Superconducting fluctuations probed by the Higgs mode in Bi$_2$Sr$_2$CaCu$_2$O$_{8+x}$ thin films

Abstract: Superconducting (SC) fluctuations in cuprate superconductors have been extensively studied to gain a deep insight into preformed Cooper pairs above the SC transition temperature $T_{\text{c}}$. While the various measurements, such as the terahertz (THz) optical conductivity, Nernst effect, angle-resolved photoemission spectroscopy (ARPES), and scanning tunneling microscopy (STM) measurements have provided the signature of the SC fluctuations, the onset temperature of the SC fluctuations depends on the measurement scheme.
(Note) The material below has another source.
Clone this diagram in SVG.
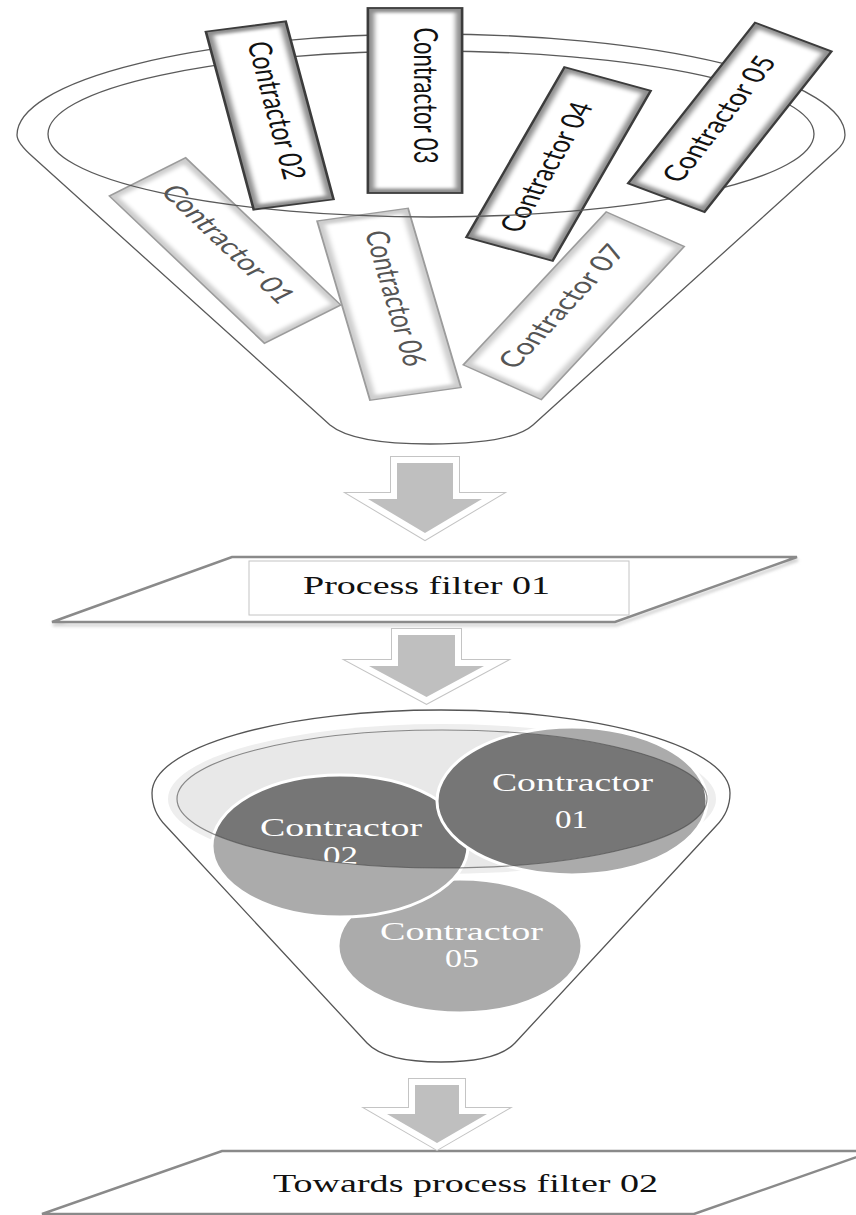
<svg xmlns="http://www.w3.org/2000/svg" width="856" height="1215" viewBox="0 0 856 1215">
  <style>
    .rim { fill: none; stroke: #5a5a5a; stroke-width: 1.3; }
    .bevel-dark { fill: #8e8e8e; }
    .bevel-light { fill: #cdcdcd; }
    .face { fill: #ffffff; }
    .edge-dark { fill: none; stroke: #3c3c3c; stroke-width: 1.8; }
    .edge-light { fill: none; stroke: #9c9c9c; stroke-width: 1.3; }
    .lbl { font-family: Lato, "Open Sans", "Liberation Sans", sans-serif; font-size: 22px; text-anchor: middle; }
    .lbl-dark { fill: #111111; }
    .lbl-light { fill: #555555; }
    .serif { font-family: "Liberation Serif", "Times New Roman", serif; text-anchor: middle; }
    .plate { fill: #ffffff; stroke: #8a8a8a; stroke-width: 2.5; stroke-linejoin: miter; }
    .plate-shadow { fill: none; stroke: #d2d2d2; stroke-width: 3; }
    .arrow-out { fill: none; stroke: #c4c4c4; stroke-width: 14; stroke-linejoin: miter; stroke-miterlimit: 10; }
    .arrow-band { fill: none; stroke: #ffffff; stroke-width: 12; stroke-linejoin: miter; stroke-miterlimit: 10; }
    .arrow-fill { fill: #bfbfbf; stroke: none; }
    .disc-light { fill: #ababab; }
    .disc-dark { fill: #767676; }
    .disc-edge { fill: none; stroke: #ffffff; stroke-width: 3; }
    .disc-txt { fill: #ffffff; font-size: 26px; }
  </style>
  <defs>
    <filter id="soft" x="-20%" y="-30%" width="140%" height="160%">
      <feGaussianBlur stdDeviation="1.8"/>
    </filter>
    <filter id="haze" x="-5%" y="-20%" width="110%" height="140%">
      <feGaussianBlur stdDeviation="1.5"/>
    </filter>
    <clipPath id="bowl">
      <ellipse cx="442" cy="799" rx="265" ry="69"/>
    </clipPath>
    <path id="arrow-a" d="M397,463 H453 V499 H482 L425,533 L368,499 H397 Z"/>
    <path id="arrow-b" d="M398,635 H455 V666 H484 L426.5,697 L369,666 H398 Z"/>
    <path id="arrow-c" d="M415,1085 H459 V1114 H487 L437,1143 L387,1114 H415 Z"/>
  </defs>

  <rect width="856" height="1215" fill="#ffffff"/>

  <!-- upper funnel: boxes that sit below the rim lines -->
  <g transform="scale(1.45,1)">
    <g id="contractor-01" transform="translate(155.2,250.5) rotate(54)">
      <rect class="bevel-light" x="-91" y="-32.5" width="182" height="65"/>
      <rect class="face" x="-86.5" y="-28" width="173" height="56" filter="url(#soft)"/>
      <rect class="edge-light" x="-91" y="-32.5" width="182" height="65"/>
      <text class="lbl lbl-light" x="-4" y="2" textLength="140" lengthAdjust="spacingAndGlyphs">Contractor 01</text>
    </g>
    <g id="contractor-06" transform="translate(268.3,304.3) rotate(78.5)">
      <rect class="bevel-light" x="-91.5" y="-32" width="183" height="64"/>
      <rect class="face" x="-87" y="-27.5" width="174" height="55" filter="url(#soft)"/>
      <rect class="edge-light" x="-91.5" y="-32" width="183" height="64"/>
      <text class="lbl lbl-light" x="-5" y="2" textLength="138" lengthAdjust="spacingAndGlyphs">Contractor 06</text>
    </g>
    <g id="contractor-07" transform="translate(395.7,305.7) rotate(-57.2)">
      <rect class="bevel-light" x="-91" y="-32" width="182" height="64"/>
      <rect class="face" x="-86.5" y="-27.5" width="173" height="55" filter="url(#soft)"/>
      <rect class="edge-light" x="-91" y="-32" width="182" height="64"/>
      <text class="lbl lbl-light" x="-5" y="1" textLength="142" lengthAdjust="spacingAndGlyphs">Contractor 07</text>
    </g>
    <g id="contractor-04" transform="translate(385.2,164) rotate(-68.3)">
      <rect class="bevel-dark" x="-91.5" y="-32" width="183" height="64"/>
      <rect class="face" x="-87" y="-27.5" width="174" height="55" filter="url(#soft)"/>
      <rect class="edge-dark" x="-91.5" y="-32" width="183" height="64"/>
      <text class="lbl lbl-dark" x="-6" y="1" textLength="138" lengthAdjust="spacingAndGlyphs">Contractor 04</text>
    </g>
  </g>

  <!-- upper funnel outline and rim -->
  <g id="funnel-top">
    <path class="rim" d="M17,135 A414,101 0 0 1 845,135 Q845,143 836,151 L533,425 Q512,444 430,444 Q353,444 330,425 L33,157 Q17,143 17,135 Z"/>
    <ellipse class="rim" cx="431" cy="134" rx="383" ry="83"/>
  </g>

  <!-- upper funnel: boxes that sit above the rim lines -->
  <g transform="scale(1.45,1)">
    <g id="contractor-02" transform="translate(186,115.5) rotate(79.5)">
      <rect class="bevel-dark" x="-90.5" y="-28" width="181" height="56"/>
      <rect class="face" x="-86" y="-23.5" width="172" height="47" filter="url(#soft)"/>
      <rect class="edge-dark" x="-90.5" y="-28" width="181" height="56"/>
      <text class="lbl lbl-dark" x="-4" y="2" textLength="140" lengthAdjust="spacingAndGlyphs">Contractor 02</text>
    </g>
    <g id="contractor-03" transform="translate(286.2,100.5) rotate(90)">
      <rect class="bevel-dark" x="-92.5" y="-32.5" width="185" height="65"/>
      <rect class="face" x="-88" y="-28" width="176" height="56" filter="url(#soft)"/>
      <rect class="edge-dark" x="-92.5" y="-32.5" width="185" height="65"/>
      <text class="lbl lbl-dark" x="-5" y="1" textLength="136" lengthAdjust="spacingAndGlyphs">Contractor 03</text>
    </g>
    <g id="contractor-05" transform="translate(503.3,117.3) rotate(-61.4)">
      <rect class="bevel-dark" x="-91.5" y="-30" width="183" height="60"/>
      <rect class="face" x="-87" y="-25.5" width="174" height="51" filter="url(#soft)"/>
      <rect class="edge-dark" x="-91.5" y="-30" width="183" height="60"/>
      <text class="lbl lbl-dark" x="-5" y="2" textLength="140" lengthAdjust="spacingAndGlyphs">Contractor 05</text>
    </g>
  </g>

  <!-- process filter 01 -->
  <g id="process-filter-01">
    <polygon class="plate-shadow" points="233,560 798,560 616,625 53,625" filter="url(#haze)"/>
    <polygon class="plate" points="232,557 797,557 615,622 52,622"/>
    <rect x="249" y="561" width="380" height="54" fill="#ffffff" stroke="#c4c4c4" stroke-width="1"/>
    <text class="serif" x="426.5" y="594" font-size="25" fill="#111111" textLength="247" lengthAdjust="spacingAndGlyphs">Process filter 01</text>
  </g>

  <!-- lower funnel -->
  <g id="funnel-bottom">
    <path d="M152,793 A289,83 0 0 1 730,793 Q730,812 716,826 L515,1043 Q497,1062 441,1062 Q385,1062 367,1043 L166,826 Q152,812 152,793 Z" fill="#ffffff" stroke="#555555" stroke-width="1.3"/>
    <ellipse cx="442" cy="799" rx="274" ry="75" fill="#eeeeee"/>
    <ellipse cx="442" cy="799" rx="265" ry="69" fill="#e8e8e8"/>
  </g>

  <g id="shortlist-05">
    <ellipse class="disc-light" cx="460" cy="946" rx="122" ry="67"/>
    <ellipse class="disc-edge" cx="460" cy="946" rx="122" ry="67"/>
    <text class="serif disc-txt" x="461.5" y="940" textLength="163" lengthAdjust="spacingAndGlyphs">Contractor</text>
    <text class="serif disc-txt" x="462" y="967" textLength="34" lengthAdjust="spacingAndGlyphs">05</text>
  </g>

  <g id="shortlist-02">
    <ellipse class="disc-light" cx="340" cy="846" rx="128" ry="71"/>
    <ellipse class="disc-dark" cx="340" cy="846" rx="128" ry="71" clip-path="url(#bowl)"/>
    <ellipse class="disc-edge" cx="340" cy="846" rx="128" ry="71"/>
    <text class="serif disc-txt" x="341" y="836" textLength="162" lengthAdjust="spacingAndGlyphs">Contractor</text>
    <text class="serif disc-txt" x="340.5" y="864" textLength="35" lengthAdjust="spacingAndGlyphs" clip-path="url(#bowl)">02</text>
  </g>

  <g id="shortlist-01">
    <ellipse class="disc-light" cx="572" cy="801" rx="135" ry="74"/>
    <ellipse class="disc-dark" cx="572" cy="801" rx="135" ry="74" clip-path="url(#bowl)"/>
    <ellipse class="disc-edge" cx="572" cy="801" rx="135" ry="74"/>
    <text class="serif disc-txt" x="572.5" y="791" textLength="161" lengthAdjust="spacingAndGlyphs">Contractor</text>
    <text class="serif disc-txt" x="571.5" y="828" textLength="33" lengthAdjust="spacingAndGlyphs">01</text>
  </g>

  <ellipse cx="442" cy="799" rx="265" ry="69" fill="none" stroke="#444444" stroke-width="1.2" stroke-opacity="0.6"/>

  <!-- towards process filter 02 -->
  <g id="process-filter-02">
    <polygon class="plate" points="222,1151 874,1151 694,1214 42,1214"/>
    <text class="serif" x="465.5" y="1192" font-size="26" fill="#111111" textLength="385" lengthAdjust="spacingAndGlyphs">Towards process filter 02</text>
  </g>

  <!-- flow arrows -->
  <g id="connectors">
    <use href="#arrow-a" class="arrow-out"/>
    <use href="#arrow-a" class="arrow-band"/>
    <use href="#arrow-a" class="arrow-fill"/>
    <use href="#arrow-b" class="arrow-out"/>
    <use href="#arrow-b" class="arrow-band"/>
    <use href="#arrow-b" class="arrow-fill"/>
    <use href="#arrow-c" class="arrow-out"/>
    <use href="#arrow-c" class="arrow-band"/>
    <use href="#arrow-c" class="arrow-fill"/>
  </g>
</svg>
Here, we shed light on the Higgs mode to investigate the SC fluctuations, as it is the direct fingerprint of SC order parameter and can help elucidate the development of SC phase coherence. We perform THz pump-optical probe spectroscopy for underdoped and overdoped Bi$2$Sr$_2$CaCu$_2$O${8+x}$ (Bi2212) thin films. The oscillatory behavior in the pump-probe signal (THz Kerr signal) observed in the SC phase has been identified as the Higgs mode in single crystals in our previous work [K. Katsumi et al., Phys. Rev. Lett. 120, 117001 (2018)], but two onset temperatures are identified above $T_{\text{c}}$. Combined with the results of the single crystals in a wide range of doping, we find that the first onset $T_1^{\text{ons}}$ is 10-30 K above $T_{\text{c}}$. $T_1^{\text{ons}}$ coincides with that of the superfluid density $N_s$ extracted from the THz optical conductivity. Hence, $T_1^{\text{ons}}$ is interpreted as the onset of macroscopic SC phase stiffness. On the other hand, the second onset $T_2^{\text{ons}}$ is identified at substantially higher than $T_{\text{c}}$, whose origin is discussed in terms of preformed Cooper pairs.